▸ EXERCISE PROMPT: Compile every line that includes the word "draw".

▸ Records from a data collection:
# # # # # # #

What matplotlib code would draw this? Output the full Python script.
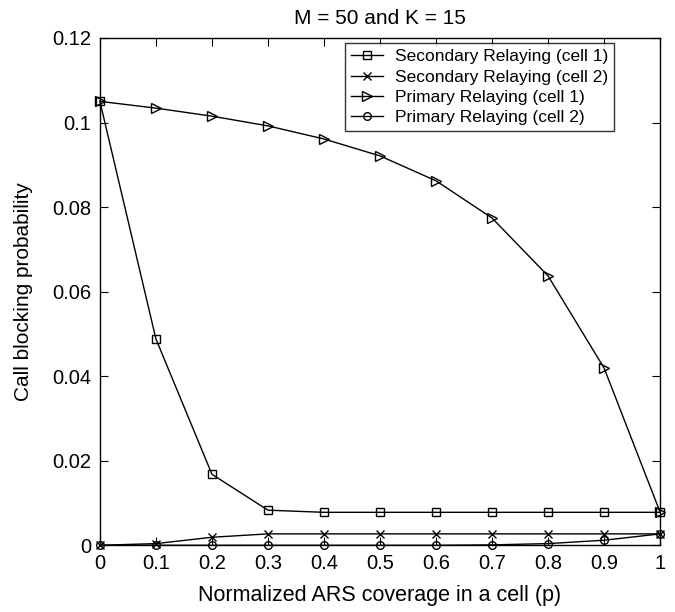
import numpy as np
import matplotlib
matplotlib.use('Agg')
import matplotlib.pyplot as plt

# dados
p = [0, 0.1, 0.2, 0.3, 0.4, 0.5, 0.6, 0.7, 0.8, 0.9, 1.0]
sec_cell1 = [0.105, 0.0488, 0.0168, 0.0083, 0.0078, 0.0078, 0.0078, 0.0078, 0.0078, 0.0078, 0.0078]
sec_cell2 = [0.0, 0.0004, 0.0019, 0.0027, 0.0027, 0.0027, 0.0027, 0.0027, 0.0027, 0.0027, 0.0027]
pri_cell1 = [0.105, 0.1034, 0.1015, 0.0992, 0.0961, 0.0921, 0.0862, 0.0774, 0.0637, 0.0419, 0.0078]
pri_cell2 = [0.0, 0.0, 0.0, 0.0, 0.0, 0.0, 0.0, 0.0001, 0.0004, 0.0012, 0.0027]

labels = ['Secondary Relaying (cell 1)', 'Secondary Relaying (cell 2)',
          'Primary Relaying (cell 1)', 'Primary Relaying (cell 2)']
xticks = [0, 0.1, 0.2, 0.3, 0.4, 0.5, 0.6, 0.7, 0.8, 0.9, 1]
yticks = [0, 0.02, 0.04, 0.06, 0.08, 0.1, 0.12]

plt.rcParams['font.family'] = ['Liberation Sans', 'DejaVu Sans']

fig = plt.figure(figsize=(6.75, 6.12), dpi=100)
ax = fig.add_axes([0.148, 0.109, 0.830, 0.829])

ms = 5.5
kw = dict(color='black', mfc='none', ms=ms, lw=1.0, mew=1.0, clip_on=False)
ax.plot(p, sec_cell1, '-s', label=labels[0], **kw)
ax.plot(p, sec_cell2, '-x', label=labels[1], **kw)
ax.plot(p, pri_cell1, '->', label=labels[2], **dict(kw, ms=ms + 1.5))
ax.plot(p, pri_cell2, '-o', label=labels[3], **kw)

ax.set_xlim(0, 1)
ax.set_ylim(0, 0.12)
ax.set_xticks(xticks)
ax.set_xticklabels([f'{v:g}' for v in xticks])
ax.set_yticks(yticks)
ax.set_yticklabels([f'{v:g}' for v in yticks])
ax.tick_params(direction='in', length=6, labelsize=14.5, top=True, right=True, pad=6)
for s in ax.spines.values():
    s.set_linewidth(1.0)

ax.set_title('M = 50 and K = 15', fontsize=15, pad=10)
ax.set_xlabel('Normalized ARS coverage in a cell (p)', fontsize=15.5, labelpad=9)
ax.set_ylabel('Call blocking probability', fontsize=15, labelpad=14)

leg = ax.legend(loc='upper right', bbox_to_anchor=(0.918, 0.99), fontsize=12.5, frameon=True,
                fancybox=False, edgecolor='black', borderpad=0.35, labelspacing=0.3,
                handlelength=1.8, handletextpad=0.7, borderaxespad=0.0)
leg.get_frame().set_linewidth(1.0)

fig.savefig('out.png', dpi=100)
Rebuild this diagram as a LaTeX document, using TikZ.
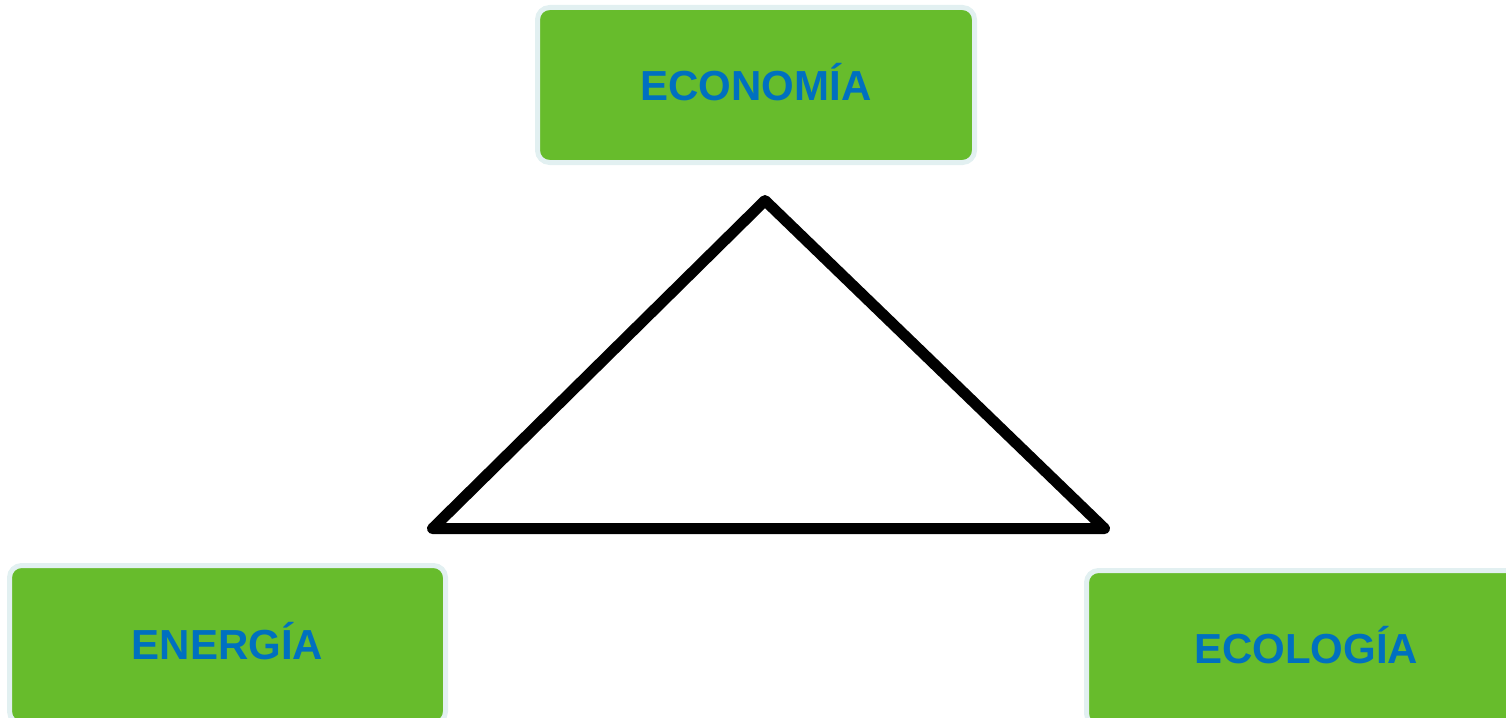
\documentclass[tikz,border=0pt]{standalone}
\usepackage{fontspec}
\setmainfont{Liberation Sans}
\definecolor{boxgreen}{RGB}{103,188,44}
\definecolor{boxrim}{RGB}{226,240,241}
\definecolor{labelblue}{RGB}{0,112,192}
\begin{document}
\begin{tikzpicture}[x=1pt,y=-1pt,
  topic/.style={rectangle, rounded corners=12pt, fill=boxgreen, draw=boxrim,
    line width=5pt, inner sep=0pt,
    font=\fontsize{42}{42}\selectfont\bfseries, text=labelblue,
    text height=30pt, text depth=0pt},
  edge/.style={line width=11pt, line join=round, line cap=round}]
  \useasboundingbox (0,0) rectangle (1506,717);
  \clip (0,0) rectangle (1506,717);
  % three topic boxes
  \node[topic, minimum width=437pt, minimum height=155pt] (eco) at (756,85) {ECONOMÍA};
  \node[topic, minimum width=436pt, minimum height=158pt] (ene) at (227.5,644.5) {ENERGÍA};
  \node[topic, minimum width=439pt, minimum height=155pt] (ecl) at (1306,648) {ECOLOGÍA};
  % central triangle
  \coordinate (top) at (765,200.5);
  \coordinate (left) at (432.5,528.5);
  \coordinate (right) at (1104.5,528.5);
  \draw[edge] (top) -- (right) -- (left) -- cycle;
\end{tikzpicture}
\end{document}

# # # # # # #

▸ THE RESPONSE:
What matplotlib code would draw this? Output the full Python script.
  topic/.style={rectangle, rounded corners=12pt, fill=boxgreen, draw=boxrim,
  \draw[edge] (top) -- (right) -- (left) -- cycle;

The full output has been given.